Density matrix in quantum computation and quantum statistical mechanics What is the difference between the density matrix for quantum statistical mechanics and density matrix for quantum information theory?
 A: Conceptually they are same. The only difference between them is the number of particles. In quantum information theory, we deal with single particles (Let's call this particle $m$). In this case, the density matrix ($\rho_m$) encodes probabilities, coherence, and decoherence for that single particle. Quantum statistical mechanics deals with many particles (lets say $N$ particles) so the density matrix ($\rho_t$) is taken to be average of the density matrices of each particle, $\rho_t = \frac{1}{N}\sum_{m=1}^N \rho_m$. However, they are same ($\rho_t = \rho_m$) if all the particles are identical, have same probabilities, coherence and we are only looking at the density matrix of the internal states of the particles. Importantly, you will get the same results if you isolate a particle and perform your measurement, and perform your measurement on all particles at once. 
Additionally, as quantum mechanics is probabilistic in nature, it becomes very difficult to distinguish the two cases mathematically and it makes sense to keep the same mathematical structure for both cases.
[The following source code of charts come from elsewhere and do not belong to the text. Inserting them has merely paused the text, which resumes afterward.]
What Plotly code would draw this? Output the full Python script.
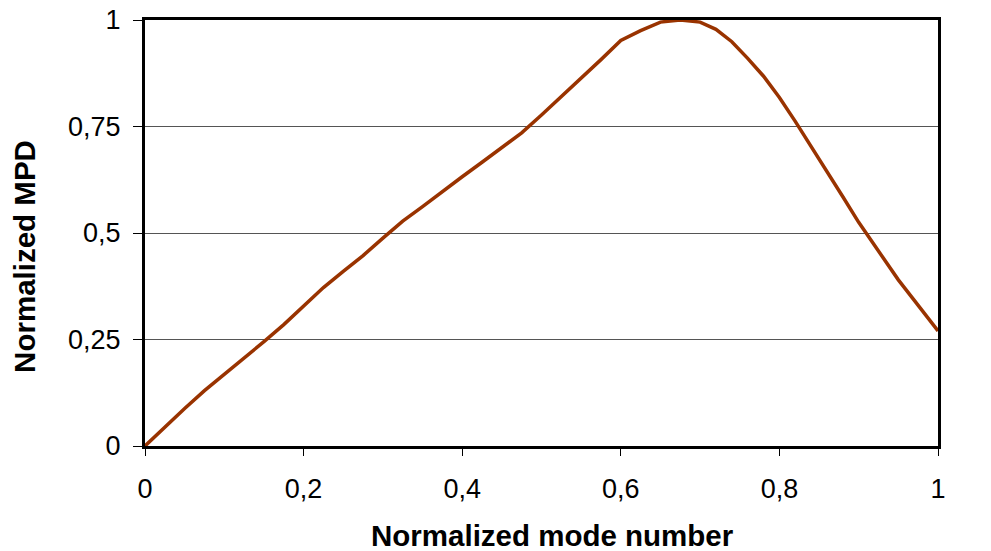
import plotly.graph_objects as go

# Data
mode_number = [0, 0.025, 0.05, 0.075, 0.1, 0.125, 0.15, 0.175, 0.2, 0.225, 0.25, 0.275,
               0.3, 0.325, 0.35, 0.375, 0.4, 0.425, 0.45, 0.475, 0.5, 0.525, 0.55, 0.575,
               0.6, 0.625, 0.65, 0.675, 0.7, 0.72, 0.74, 0.76, 0.78, 0.8, 0.82, 0.85,
               0.88, 0.9, 0.92, 0.95, 0.975, 1.0]
mpd = [0, 0.045, 0.088, 0.13, 0.168, 0.207, 0.245, 0.285, 0.328, 0.372, 0.41, 0.447,
       0.488, 0.528, 0.562, 0.598, 0.632, 0.666, 0.70, 0.735, 0.777, 0.82, 0.864, 0.907,
       0.952, 0.975, 0.995, 1.0, 0.995, 0.978, 0.949, 0.91, 0.868, 0.818, 0.762, 0.675,
       0.585, 0.525, 0.47, 0.39, 0.33, 0.27]

x_ticks = [0, 0.2, 0.4, 0.6, 0.8, 1]
x_tick_labels = ["0", "0,2", "0,4", "0,6", "0,8", "1"]
y_ticks = [0, 0.25, 0.5, 0.75, 1]
y_tick_labels = ["0", "0,25", "0,5", "0,75", "1"]
x_title = "Normalized mode number"
y_title = "Normalized MPD"

fig = go.Figure()
fig.add_trace(go.Scatter(x=mode_number, y=mpd, mode="lines",
                         line=dict(color="#993300", width=3.5), showlegend=False))

font_family = "Liberation Sans, Arial, sans-serif"
# page body has an 8px margin, so the figure is 8px smaller on each axis
fig.update_layout(
    width=983, height=543,
    margin=dict(l=137, r=53, t=12, b=105),
    paper_bgcolor="white", plot_bgcolor="white",
    font=dict(family=font_family, color="black", size=27),
)
fig.update_xaxes(
    range=[0, 1], tickvals=x_ticks, ticktext=x_tick_labels,
    showgrid=False, zeroline=False, automargin=False,
    showline=True, linecolor="black", linewidth=3, mirror=True,
    ticks="outside", ticklen=7, tickwidth=1, tickcolor="black",
    ticklabelstandoff=10, ticklabeloverflow="allow",
    tickfont=dict(size=27),
)
fig.update_yaxes(
    range=[0, 1], tickvals=y_ticks, ticktext=y_tick_labels,
    showgrid=True, gridcolor="#555555", gridwidth=1, zeroline=False, automargin=False,
    showline=True, linecolor="black", linewidth=3, mirror=True,
    ticks="outside", ticklen=9, tickwidth=1, tickcolor="black",
    ticklabelstandoff=7, ticklabeloverflow="allow",
    tickfont=dict(size=27),
)
fig.add_annotation(text="<b>" + x_title + "</b>", xref="paper", yref="paper",
                   x=0.5145, y=-0.211, xanchor="center", yanchor="middle",
                   showarrow=False, font=dict(size=29.5))
fig.add_annotation(text="<b>" + y_title + "</b>", xref="paper", yref="paper",
                   x=-0.152, y=0.445, xanchor="center", yanchor="middle", textangle=-90,
                   showarrow=False, font=dict(size=29.5))

fig.write_html("out.html")
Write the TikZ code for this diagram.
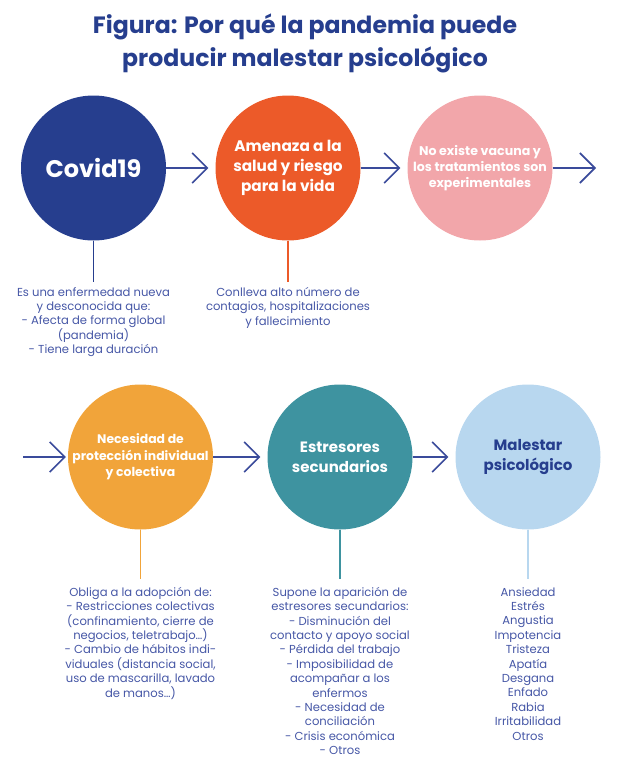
\documentclass[tikz,border=0pt]{standalone}
\usepackage{fontspec}
\setmainfont{Poppins}
\usetikzlibrary{arrows.meta}
\definecolor{navy}{HTML}{263E8E}
\definecolor{tomato}{HTML}{EC5A29}
\definecolor{rose}{HTML}{F2A6AA}
\definecolor{amber}{HTML}{F1A43A}
\definecolor{petrol}{HTML}{3E93A0}
\definecolor{sky}{HTML}{B8D7EF}
\definecolor{arrowblue}{HTML}{3A4B9B}
\definecolor{textblue}{HTML}{4657A6}
\tikzstyle{bubble}=[circle,minimum size=145pt,inner sep=0pt,align=center,text=white]
\tikzstyle{flow} = [draw=arrowblue,line width=1.6pt,-{Straight Barb[length=15pt,width=30pt]}]
\tikzstyle{stem} = [draw,line width=1.6pt]
\tikzstyle{note} = [align=center,text=textblue,font=\fontsize{11.6}{14.4}\selectfont,anchor=north,inner sep=5pt]

\begin{document}
\begin{tikzpicture}[x=1pt,y=-1pt]
    \useasboundingbox (0,0) rectangle (644,766);
    % Title
    \node[text=navy,font=\bfseries\fontsize{23.6}{33}\selectfont,align=center] (title) at (305,43)
        {Figura: Por qué la pandemia puede\\producir malestar psicológico};

    % First row of circles
    \node[bubble,fill=navy,font=\bfseries\fontsize{24}{28}\selectfont] (covid) at (93.5,168) {Covid19};
    \node[bubble,fill=tomato,font=\bfseries\fontsize{15.3}{20}\selectfont] (amenaza) at (288,168)
        {Amenaza a la\\salud y riesgo\\para la vida};
    \node[bubble,fill=rose,font=\bfseries\fontsize{12.6}{16}\selectfont] (vacuna) at (480,168)
        {No existe vacuna y\\los tratamientos son\\experimentales};

    % Second row of circles
    \node[bubble,fill=amber,font=\bfseries\fontsize{12.4}{16.5}\selectfont] (proteccion) at (140.5,457)
        {Necesidad de\\protección individual\\y colectiva};
    \node[bubble,fill=petrol,font=\bfseries\fontsize{15}{20}\selectfont] (estresores) at (340,457)
        {Estresores\\secundarios};
    \node[bubble,fill=sky,text=navy,font=\bfseries\fontsize{15}{20}\selectfont] (malestar) at (528,457)
        {Malestar\\psicológico};

    % Arrows between the circles
    \coordinate (next) at (596,168);
    \coordinate (prev) at (23,457);
    \foreach \source/ \dest in {covid/amenaza, amenaza/vacuna, proteccion/estresores, estresores/malestar}
        \path[flow,shorten >=7pt] (\source) -- (\dest);
    \path[flow] (vacuna) -- (next);
    \path[flow,shorten >=2pt] (prev) -- (proteccion);

    % Notes under the circles
    \node[note] (covidnote) at (93.5,282) {Es una enfermedad nueva\\y desconocida que:\\- Afecta de  forma global\\(pandemia)\\- Tiene larga duración};
    \node[note] (amenazanote) at (288,282) {Conlleva alto número de\\contagios, hospitalizaciones\\y fallecimiento};
    \node[note,inner ysep=8pt] (proteccionnote) at (140.5,579) {Obliga a la adopción de:\\- Restricciones colectivas\\(confinamiento, cierre de\\negocios, teletrabajo…)\\- Cambio de hábitos indi-\\viduales (distancia social,\\uso de mascarilla, lavado\\de manos…)};
    \node[note,inner ysep=8pt] (estresoresnote) at (340,579) {Supone la aparición de\\estresores secundarios:\\- Disminución del\\contacto y apoyo social\\- Pérdida del trabajo\\- Imposibilidad de\\acompañar a los\\enfermos\\- Necesidad de\\conciliación\\- Crisis económica\\- Otros};
    \node[note,inner ysep=8pt] (malestarnote) at (528,579) {Ansiedad\\Estrés\\Angustia\\Impotencia\\Tristeza\\Apatía\\Desgana\\Enfado\\Rabia\\Irritabilidad\\Otros};

    % Stems from circles to notes
    \foreach \name/ \col in {covid/navy, amenaza/tomato, proteccion/amber, estresores/petrol, malestar/sky}
        \path[stem,draw=\col] (\name.south) -- (\name note.north);
\end{tikzpicture}
\end{document}
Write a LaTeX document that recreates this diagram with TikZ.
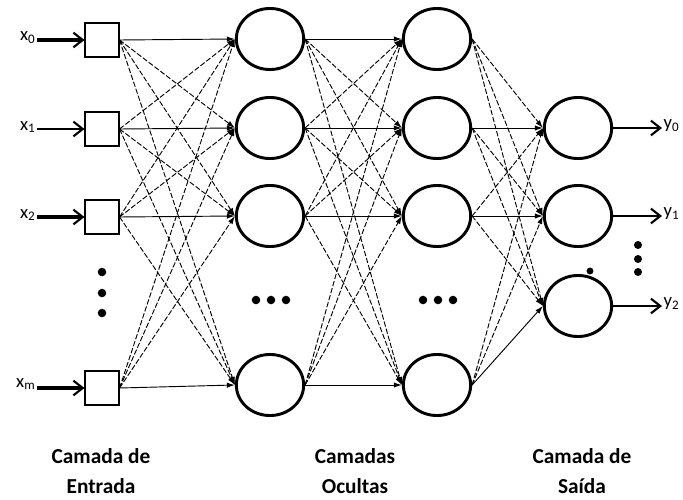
\documentclass[tikz,border=0pt]{standalone}
\usepackage{fontspec}
\setmainfont{Carlito}
\usetikzlibrary{shapes.geometric,arrows.meta}

\tikzset{
  eingang/.style={draw, line width=1.5pt, minimum size=24.8pt, inner sep=0pt},
  neuron/.style={draw, ellipse, line width=2.2pt, minimum width=50.5pt, minimum height=45.8pt, inner sep=0pt},
  verb/.style={line width=0.7pt, -{Latex[length=6pt,width=4pt]}},
  gestrichelt/.style={verb, dash pattern=on 4pt off 1.5pt},
  pfeil/.style={-{Straight Barb[length=7pt,width=11pt,line width=1.6pt]}},
  beschr/.style={font=\fontsize{14}{16}\selectfont, inner sep=1pt},
  schicht/.style={align=center, font=\bfseries\fontsize{16}{22.5}\selectfont}
}

\begin{document}
\begin{tikzpicture}[x=0.75pt, y=-0.75pt]
    \useasboundingbox (0,0) rectangle (683,500);
    % Eingangsschicht
    \foreach \i/\y in {0/40, 1/129, 2/217, 3/388}
        \node[eingang] (e\i) at (102,\y) {};
    % versteckte Schichten
    \foreach \i/\y in {0/39, 1/128, 2/216, 3/385} {
        \node[neuron] (h\i) at (270,\y) {};
        \node[neuron] (k\i) at (437,\y) {};
    }
    % Ausgangsschicht
    \foreach \i/\y in {1/128, 2/216, 3/306}
        \node[neuron] (a\i) at (578,\y) {};

    % Eingaenge
    \node[beschr, anchor=east] (x0) at (37,38) {x\textsubscript{0}};
    \node[beschr, anchor=east] (x1) at (37,127) {x\textsubscript{1}};
    \node[beschr, anchor=east] (x2) at (37,215) {x\textsubscript{2}};
    \node[beschr, anchor=east] (x3) at (37,384) {x\textsubscript{m}};
    \draw[pfeil, line width=3pt] (x0.east |- e0) -- (e0);
    \draw[pfeil, line width=1pt] (x1.east |- e1) -- (e1);
    \draw[pfeil, line width=2.4pt] (x2.east |- e2) -- (e2);
    \draw[pfeil, line width=3pt] (x3.east |- e3) -- (e3);

    % Ausgaenge
    \node[beschr, anchor=west] (y0) at (662,126) {y\textsubscript{0}};
    \node[beschr, anchor=west] (y1) at (662,214) {y\textsubscript{1}};
    \node[beschr, anchor=west] (y2) at (662,304) {y\textsubscript{2}};
    \draw[pfeil, line width=1pt] (a1) -- (y0.west |- a1);
    \draw[pfeil, line width=1.8pt] (a2) -- (y1.west |- a2);
    \draw[pfeil, line width=1.8pt] (a3) -- (y2.west |- a3);

    % Verbindungen: gleiche Zeile durchgezogen, sonst gestrichelt
    \foreach \i in {0,...,3} {
        \draw[verb] (e\i.east) -- (h\i.west);
        \draw[verb] (h\i.east) -- (k\i.west);
        \foreach \j in {0,...,3} {
            \ifnum\i=\j\else
                \draw[gestrichelt] (e\i.east) -- (h\j.west);
                \draw[gestrichelt] (h\i.east) -- (k\j.west);
            \fi
        }
        \foreach \j in {1,2,3} {
            \ifnum\i=\j
                \draw[verb] (k\i.east) -- (a\j.west);
            \else
                \draw[gestrichelt] (k\i.east) -- (a\j.west);
            \fi
        }
    }

    % Punkte
    \foreach \y in {272, 293, 313}
        \fill (102,\y) circle (3.2pt);
    \foreach \x in {256, 271, 286} {
        \fill (\x,300) circle (3.2pt);
        \fill (\x+167,300) circle (3.2pt);
    }
    \foreach \y in {245, 259, 272}
        \fill (638,\y) circle (3pt);
    \fill (590,271) circle (2.6pt);

    % Schichtnamen
    \node[schicht] (l0) at (101,471) {Camada de\\Entrada};
    \node[schicht] (l1) at (355,471) {Camadas\\Ocultas};
    \node[schicht] (l2) at (582,471) {Camada de\\Saída};
\end{tikzpicture}
\end{document}
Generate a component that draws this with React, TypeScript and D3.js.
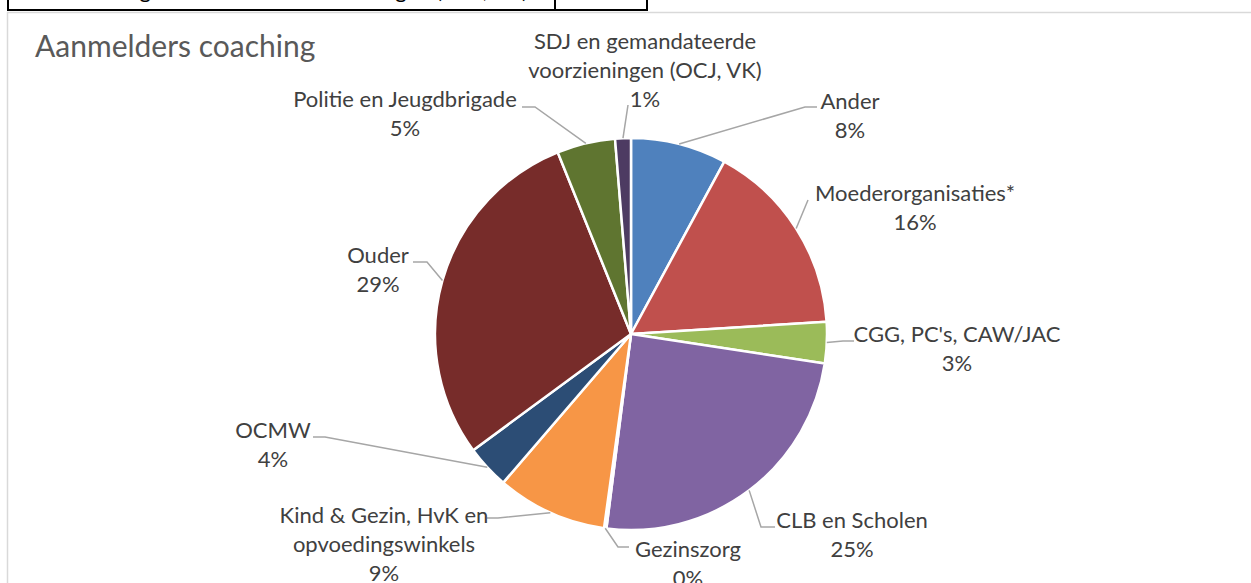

Single isolated particle states can also be described by pure wavefunctions but in order to incorporate the randomness of decoherence, we need to use the density matrix which is statistical in its formulation.  
EDIT  -  The particles are assumed to be uncorrelated. The dimensionality of the density matrix for the ensemble of particles and for a single particle is same in my explanation. If you add entanglement then you need a density matrix for the whole system. This density matrix will have a dimension which is much higher than the individual particle density matrix.